Monday, May 26, 2014

Memorial Day Weekend Roadtrip to Rhyolite

A ghostly last supper graces the entry to the ghost town
Memorial Day Weekend 2014.  Some choose to honor America's war dead by going to the beach.  Some choose to fire up the barbecue and grill hamburgers, hot dogs and steak.  I chose to head to Rhyolite.

Rhyolite is part ghost town, part public art installation.  It is unique even in the context of Nevada's own special brand of uniqueness.  In 20 years of living in Nevada, I had never been to Rhyolite.  I had heard of the Bottle House.  I recently heard about the open air public art.  And I really needed a roadtrip getaway.

So on Sunday, I fired up the diesel (and filled up the tires after the sensor light came on passing through the Spaghetti Bowl).  It was time to head two hours northwest of Las Vegas and to the ghost town of Rhyolite.

The restored Bottle House
Rhyolite, named for a type of igneous rock, was a mining town whose glory years were very brief, only a few years in the first decade of the 20th Century.  The town grew very rapidly, but the mine gave out sooner than expected.  The most famous structure left behind was the Bottle House.

Yes. Those are bottle bottoms. The original were beer bottles.
The Bottle House is a house made from, yes, bottles. Bottles and mortar. It's recently been restored to something even greater than its original glory.

I'm in camouflage. So you may not be able to see me.
Next to the Bottle House is a diorama of some sort:

Diorama. I can't believe I was able to recall that word without looking it up.
I could not find an explanation as to what this was a diorama of.  I'm guessing it was Peak Rhyolite, but I am only guessing.

Some of the structures are relatively intact:

One of the left-behind structures of Rhyolite
But keep in mind that in the old "boom and bust" West, when a mining town busted, a lot of the structures were hauled away, especially what was made of wood.  So the result is this:

Love among the ruins of Rhyolite
The buildings are in such advanced decay that it's like wandering among Greek or Roman ruins.  Only it's Nevada.

Weirdly enough, the bank is the one structure with barbed wire around it.  Is there still silver and gold in the bank vault?

Jewelry store
Yet, weirdly enough two, the jewelry store isn't ringed in barbed wire.

Another bank. In an even more ruinous state
My favorite structure in Rhyolite, among the buildings at least, was the abandoned railroad depot.  I know.  My favorite structure is always the abandoned railroad depot. And this was a particularly nice and rather intact one:

The public side of the depot, facing Downtown Rhyolite
What would you call this architectural style?  Old West?  Spanish mission, I guess.

Side entrance
And from the back (or track side):

Track side view. Well, track side if the tracks had still been there
The building had a couple of lives.  It was the town's railroad station.  It was then a casino, during an attempt to revive the town as a resort getaway in the 1920s (I believe).

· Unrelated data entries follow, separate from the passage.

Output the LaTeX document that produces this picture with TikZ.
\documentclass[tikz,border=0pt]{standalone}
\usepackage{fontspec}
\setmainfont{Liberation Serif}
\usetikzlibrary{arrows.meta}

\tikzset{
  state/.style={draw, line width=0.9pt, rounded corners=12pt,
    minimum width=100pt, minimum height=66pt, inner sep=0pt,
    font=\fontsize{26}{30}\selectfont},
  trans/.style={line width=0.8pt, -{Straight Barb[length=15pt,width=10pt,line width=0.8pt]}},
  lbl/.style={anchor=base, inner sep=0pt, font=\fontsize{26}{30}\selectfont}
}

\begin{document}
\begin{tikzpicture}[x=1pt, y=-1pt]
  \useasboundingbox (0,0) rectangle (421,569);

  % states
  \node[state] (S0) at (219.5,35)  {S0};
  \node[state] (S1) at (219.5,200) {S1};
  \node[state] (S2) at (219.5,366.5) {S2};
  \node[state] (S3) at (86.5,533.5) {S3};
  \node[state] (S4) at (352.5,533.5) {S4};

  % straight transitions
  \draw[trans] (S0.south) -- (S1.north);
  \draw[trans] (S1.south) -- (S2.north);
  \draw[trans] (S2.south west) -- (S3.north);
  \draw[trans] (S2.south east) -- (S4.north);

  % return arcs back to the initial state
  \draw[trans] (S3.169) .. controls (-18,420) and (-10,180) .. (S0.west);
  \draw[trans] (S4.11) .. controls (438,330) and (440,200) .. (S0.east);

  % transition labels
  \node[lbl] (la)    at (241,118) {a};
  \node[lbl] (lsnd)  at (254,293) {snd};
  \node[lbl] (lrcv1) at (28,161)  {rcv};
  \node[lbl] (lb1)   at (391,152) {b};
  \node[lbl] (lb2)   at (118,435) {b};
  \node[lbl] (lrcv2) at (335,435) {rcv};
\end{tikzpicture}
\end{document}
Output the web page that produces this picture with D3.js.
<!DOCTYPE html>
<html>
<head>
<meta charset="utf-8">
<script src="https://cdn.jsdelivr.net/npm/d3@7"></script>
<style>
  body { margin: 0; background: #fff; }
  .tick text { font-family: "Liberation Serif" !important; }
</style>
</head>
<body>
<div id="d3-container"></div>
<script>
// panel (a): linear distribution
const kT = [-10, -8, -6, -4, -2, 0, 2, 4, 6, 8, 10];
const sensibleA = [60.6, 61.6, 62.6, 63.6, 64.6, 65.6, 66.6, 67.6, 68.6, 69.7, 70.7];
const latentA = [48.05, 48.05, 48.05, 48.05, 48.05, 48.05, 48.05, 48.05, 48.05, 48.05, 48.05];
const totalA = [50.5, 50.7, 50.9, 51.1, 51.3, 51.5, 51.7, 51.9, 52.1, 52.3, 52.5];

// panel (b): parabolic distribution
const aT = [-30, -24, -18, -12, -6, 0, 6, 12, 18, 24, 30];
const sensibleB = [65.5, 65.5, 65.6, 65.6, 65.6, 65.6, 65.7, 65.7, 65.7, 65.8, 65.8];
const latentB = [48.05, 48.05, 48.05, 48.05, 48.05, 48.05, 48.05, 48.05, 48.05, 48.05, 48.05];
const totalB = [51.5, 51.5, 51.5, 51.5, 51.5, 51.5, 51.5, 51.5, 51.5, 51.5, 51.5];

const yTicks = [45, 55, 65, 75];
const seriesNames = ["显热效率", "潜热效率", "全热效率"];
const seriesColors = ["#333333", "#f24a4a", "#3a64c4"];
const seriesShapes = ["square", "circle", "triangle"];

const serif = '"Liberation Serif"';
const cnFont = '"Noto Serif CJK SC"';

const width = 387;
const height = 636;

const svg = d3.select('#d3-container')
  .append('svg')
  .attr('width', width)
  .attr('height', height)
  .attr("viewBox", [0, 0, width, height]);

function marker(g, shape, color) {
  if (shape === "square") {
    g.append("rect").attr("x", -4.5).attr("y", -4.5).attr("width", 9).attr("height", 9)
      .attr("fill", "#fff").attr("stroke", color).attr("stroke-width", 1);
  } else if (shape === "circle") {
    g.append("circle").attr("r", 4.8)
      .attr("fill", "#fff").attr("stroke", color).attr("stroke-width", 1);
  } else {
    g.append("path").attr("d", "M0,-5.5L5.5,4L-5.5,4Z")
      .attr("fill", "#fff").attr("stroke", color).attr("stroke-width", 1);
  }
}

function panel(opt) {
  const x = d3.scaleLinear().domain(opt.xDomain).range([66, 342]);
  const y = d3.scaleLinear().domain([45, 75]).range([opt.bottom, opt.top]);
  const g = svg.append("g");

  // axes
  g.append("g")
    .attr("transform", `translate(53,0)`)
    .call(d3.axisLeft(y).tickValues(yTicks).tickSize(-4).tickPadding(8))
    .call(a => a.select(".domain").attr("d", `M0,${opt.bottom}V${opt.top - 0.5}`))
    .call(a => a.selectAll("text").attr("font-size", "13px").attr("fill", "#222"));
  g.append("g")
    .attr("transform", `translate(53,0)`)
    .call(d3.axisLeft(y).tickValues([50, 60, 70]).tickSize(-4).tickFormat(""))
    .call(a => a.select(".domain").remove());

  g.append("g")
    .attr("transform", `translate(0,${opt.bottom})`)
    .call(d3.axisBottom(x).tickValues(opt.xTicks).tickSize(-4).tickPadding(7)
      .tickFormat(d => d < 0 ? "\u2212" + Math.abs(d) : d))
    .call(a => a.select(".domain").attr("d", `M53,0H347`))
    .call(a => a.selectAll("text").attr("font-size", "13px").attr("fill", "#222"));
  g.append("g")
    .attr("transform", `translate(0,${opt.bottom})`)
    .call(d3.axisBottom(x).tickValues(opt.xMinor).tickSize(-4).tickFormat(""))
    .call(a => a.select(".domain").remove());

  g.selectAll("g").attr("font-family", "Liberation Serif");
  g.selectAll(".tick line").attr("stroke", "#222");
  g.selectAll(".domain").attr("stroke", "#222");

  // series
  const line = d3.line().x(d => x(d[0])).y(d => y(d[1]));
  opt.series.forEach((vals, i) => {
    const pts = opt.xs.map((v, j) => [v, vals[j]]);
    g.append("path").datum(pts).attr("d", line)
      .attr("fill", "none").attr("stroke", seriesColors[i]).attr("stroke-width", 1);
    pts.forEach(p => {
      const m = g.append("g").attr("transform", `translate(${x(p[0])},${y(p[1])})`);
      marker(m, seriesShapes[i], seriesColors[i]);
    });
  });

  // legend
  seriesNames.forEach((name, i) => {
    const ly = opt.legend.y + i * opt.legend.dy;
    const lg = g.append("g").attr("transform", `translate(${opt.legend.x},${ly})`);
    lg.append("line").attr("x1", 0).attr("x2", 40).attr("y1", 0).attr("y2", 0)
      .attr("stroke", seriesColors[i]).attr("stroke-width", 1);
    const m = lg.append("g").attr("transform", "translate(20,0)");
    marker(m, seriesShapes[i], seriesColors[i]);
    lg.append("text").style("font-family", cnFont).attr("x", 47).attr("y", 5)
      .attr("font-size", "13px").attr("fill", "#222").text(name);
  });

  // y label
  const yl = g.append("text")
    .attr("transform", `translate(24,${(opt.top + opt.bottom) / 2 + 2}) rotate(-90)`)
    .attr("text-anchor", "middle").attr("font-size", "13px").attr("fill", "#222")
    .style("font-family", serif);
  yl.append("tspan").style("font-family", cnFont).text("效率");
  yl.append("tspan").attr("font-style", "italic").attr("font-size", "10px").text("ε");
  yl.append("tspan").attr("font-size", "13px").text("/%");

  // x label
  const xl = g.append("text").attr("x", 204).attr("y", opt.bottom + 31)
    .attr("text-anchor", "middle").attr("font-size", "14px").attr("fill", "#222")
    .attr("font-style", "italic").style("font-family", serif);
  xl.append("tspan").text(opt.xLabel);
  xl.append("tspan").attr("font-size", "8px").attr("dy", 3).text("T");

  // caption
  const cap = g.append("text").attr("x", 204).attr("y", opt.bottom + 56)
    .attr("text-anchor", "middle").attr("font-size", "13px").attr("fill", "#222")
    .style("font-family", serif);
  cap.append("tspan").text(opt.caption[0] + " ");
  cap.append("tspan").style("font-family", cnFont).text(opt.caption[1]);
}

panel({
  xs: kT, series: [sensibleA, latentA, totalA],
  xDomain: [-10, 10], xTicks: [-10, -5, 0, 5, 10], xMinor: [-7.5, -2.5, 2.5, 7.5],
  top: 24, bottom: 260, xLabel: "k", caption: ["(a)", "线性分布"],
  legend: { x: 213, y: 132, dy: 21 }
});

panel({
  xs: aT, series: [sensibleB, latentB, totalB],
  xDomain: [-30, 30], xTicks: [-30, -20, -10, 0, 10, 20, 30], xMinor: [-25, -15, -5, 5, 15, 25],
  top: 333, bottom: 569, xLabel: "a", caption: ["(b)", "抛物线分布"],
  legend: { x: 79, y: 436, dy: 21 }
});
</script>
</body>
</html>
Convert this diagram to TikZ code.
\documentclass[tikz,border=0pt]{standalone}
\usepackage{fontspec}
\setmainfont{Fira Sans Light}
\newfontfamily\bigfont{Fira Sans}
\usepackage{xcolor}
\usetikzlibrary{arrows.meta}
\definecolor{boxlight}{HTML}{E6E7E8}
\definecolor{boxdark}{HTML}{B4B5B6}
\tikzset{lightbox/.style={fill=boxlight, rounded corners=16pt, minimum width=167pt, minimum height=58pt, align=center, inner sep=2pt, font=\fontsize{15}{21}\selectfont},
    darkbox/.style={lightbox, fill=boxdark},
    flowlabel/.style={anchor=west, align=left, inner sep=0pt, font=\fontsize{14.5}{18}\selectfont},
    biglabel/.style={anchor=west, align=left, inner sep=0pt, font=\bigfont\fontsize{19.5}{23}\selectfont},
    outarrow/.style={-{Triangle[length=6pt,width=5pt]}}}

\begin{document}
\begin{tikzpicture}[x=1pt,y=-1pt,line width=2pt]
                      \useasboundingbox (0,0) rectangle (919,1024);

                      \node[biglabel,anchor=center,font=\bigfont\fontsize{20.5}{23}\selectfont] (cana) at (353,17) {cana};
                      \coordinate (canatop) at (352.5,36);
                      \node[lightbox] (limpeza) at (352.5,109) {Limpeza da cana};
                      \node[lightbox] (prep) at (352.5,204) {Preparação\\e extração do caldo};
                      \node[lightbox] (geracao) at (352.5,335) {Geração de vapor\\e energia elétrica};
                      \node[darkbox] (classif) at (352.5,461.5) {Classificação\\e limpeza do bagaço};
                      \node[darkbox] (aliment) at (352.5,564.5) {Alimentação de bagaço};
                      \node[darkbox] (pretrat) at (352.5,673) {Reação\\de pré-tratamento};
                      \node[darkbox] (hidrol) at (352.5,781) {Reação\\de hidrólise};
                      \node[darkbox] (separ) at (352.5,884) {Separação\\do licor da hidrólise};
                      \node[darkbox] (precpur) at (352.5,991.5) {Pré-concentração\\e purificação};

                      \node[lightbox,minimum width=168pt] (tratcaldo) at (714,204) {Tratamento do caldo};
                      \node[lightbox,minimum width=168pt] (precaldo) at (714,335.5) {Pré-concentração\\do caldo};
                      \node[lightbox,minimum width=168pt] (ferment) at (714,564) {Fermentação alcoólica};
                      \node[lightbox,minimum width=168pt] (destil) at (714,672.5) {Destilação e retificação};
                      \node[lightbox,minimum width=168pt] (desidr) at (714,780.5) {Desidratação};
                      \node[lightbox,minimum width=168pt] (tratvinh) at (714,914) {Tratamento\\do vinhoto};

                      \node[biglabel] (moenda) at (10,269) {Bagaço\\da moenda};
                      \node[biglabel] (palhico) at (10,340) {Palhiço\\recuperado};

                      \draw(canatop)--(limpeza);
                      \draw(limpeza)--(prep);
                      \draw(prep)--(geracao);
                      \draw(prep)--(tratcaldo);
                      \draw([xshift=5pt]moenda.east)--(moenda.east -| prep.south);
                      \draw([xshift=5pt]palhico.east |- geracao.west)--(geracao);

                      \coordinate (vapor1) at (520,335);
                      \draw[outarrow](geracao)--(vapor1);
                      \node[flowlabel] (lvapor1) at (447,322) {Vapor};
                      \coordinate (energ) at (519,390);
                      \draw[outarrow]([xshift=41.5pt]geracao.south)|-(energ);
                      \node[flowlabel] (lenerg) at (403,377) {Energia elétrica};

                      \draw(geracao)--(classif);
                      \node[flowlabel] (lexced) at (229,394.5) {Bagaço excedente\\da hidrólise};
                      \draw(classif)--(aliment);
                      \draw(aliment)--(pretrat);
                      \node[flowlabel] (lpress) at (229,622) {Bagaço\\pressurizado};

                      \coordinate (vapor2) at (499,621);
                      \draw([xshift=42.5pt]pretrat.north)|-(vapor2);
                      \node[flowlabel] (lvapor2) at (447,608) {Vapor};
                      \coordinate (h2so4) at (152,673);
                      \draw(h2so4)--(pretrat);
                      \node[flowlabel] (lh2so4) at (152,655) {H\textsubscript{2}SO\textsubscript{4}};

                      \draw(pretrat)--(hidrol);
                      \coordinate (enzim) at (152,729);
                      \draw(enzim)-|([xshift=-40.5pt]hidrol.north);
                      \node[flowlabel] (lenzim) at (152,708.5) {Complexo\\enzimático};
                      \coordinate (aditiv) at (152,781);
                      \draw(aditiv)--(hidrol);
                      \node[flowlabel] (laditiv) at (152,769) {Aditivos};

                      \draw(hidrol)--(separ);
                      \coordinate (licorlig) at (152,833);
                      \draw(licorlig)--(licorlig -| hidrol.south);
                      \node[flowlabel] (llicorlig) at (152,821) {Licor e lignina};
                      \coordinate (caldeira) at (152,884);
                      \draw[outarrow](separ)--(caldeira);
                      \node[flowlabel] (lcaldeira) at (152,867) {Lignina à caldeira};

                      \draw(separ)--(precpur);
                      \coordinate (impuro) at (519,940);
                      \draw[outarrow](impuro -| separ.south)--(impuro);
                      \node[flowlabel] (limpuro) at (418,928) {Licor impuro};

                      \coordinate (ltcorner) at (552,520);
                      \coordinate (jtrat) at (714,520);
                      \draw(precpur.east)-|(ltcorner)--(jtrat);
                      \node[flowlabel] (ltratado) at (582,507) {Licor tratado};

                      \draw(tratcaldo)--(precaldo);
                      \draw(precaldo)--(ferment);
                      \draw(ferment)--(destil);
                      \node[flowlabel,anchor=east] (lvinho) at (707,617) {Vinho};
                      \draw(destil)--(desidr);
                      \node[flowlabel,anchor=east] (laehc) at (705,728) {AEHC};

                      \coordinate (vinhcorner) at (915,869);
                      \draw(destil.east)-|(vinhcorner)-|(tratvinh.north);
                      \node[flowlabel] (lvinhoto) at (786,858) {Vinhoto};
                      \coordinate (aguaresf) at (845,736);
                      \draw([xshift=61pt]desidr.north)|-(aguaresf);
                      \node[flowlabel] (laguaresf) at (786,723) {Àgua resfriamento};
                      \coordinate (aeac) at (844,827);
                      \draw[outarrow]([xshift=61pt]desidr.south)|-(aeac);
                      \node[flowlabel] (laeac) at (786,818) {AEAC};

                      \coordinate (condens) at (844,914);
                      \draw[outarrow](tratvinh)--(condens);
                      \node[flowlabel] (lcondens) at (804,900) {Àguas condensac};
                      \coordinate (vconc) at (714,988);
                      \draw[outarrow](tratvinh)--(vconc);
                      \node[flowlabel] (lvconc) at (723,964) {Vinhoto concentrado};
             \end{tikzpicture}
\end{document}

Closer view of the track side
You can see on the sign.  In very faded lettering is the word "RHYOLITE," announcing the name of the town to the rail passengers.  A casino reference is clearly overlaid on top of the town name.

Nice crop of Joshua Trees frame the railroad depot
The abandoned town site is a bit farther back down the road.  At the entrance to Rhyolite is the public art installation:

Ghostly bicyclist. Apropos for a ghost town
The public art is quite eclectic.  For example, note that shrouded, ghostly figure from the Last Supper is carried over into the form of a bicyclist.  And nothing quite says eclectic like a lady, perhaps she's being crucified, and perhaps this is a totem pole cross:

Lady on a totem pole cross. Flanked by ancient wooden cannons
Or there are the face masks in the dirt:

Face masks in the ground.  Next to a dome of some sort.
Those Venetian style masks have always creeped me out.  But there's nothing creepy about this:

Pink Lady, with artsy mountain backdrop
That's "Pink Lady," as she is known.  And, yes, curtains match drapes:

Straight-on view
And nothing creepy about this either:

The ceramic sofa in hippie colors.  There are two bowls embedded on each armrest.  I thought they were ashtrays, but then we got to talking that this would be a great dog-friendly sofa (easy to clean up the shedded hair) and those bowls would be great as food on the left, water on the right.

But my favorite is the Last Supper:

Me as an apostle. (Not Judas, definitely not Judas)
I had to participate.

Pleased to meet you, Jesus.
I'm guessing you're allowed on this.  There were no signs.

Miner and penguin
And who can resist the charm of the desert penguin?

Welcome to Rhyolite
I don't know what took me so long to go to Rhyolite.

If you want to go to Rhyolite, just take US-95 north from Las Vegas. Past Kyle Canyon.  Past Lee Canyon. Past Indian Springs.  Past Mercury.  Go all the way into Beatty.  Then make a left when US-95 hits a t-bone and you either have to go right (to continue on to Tonopah) or a left to Death Valley.  Rhyolite is only about five miles farther down the road.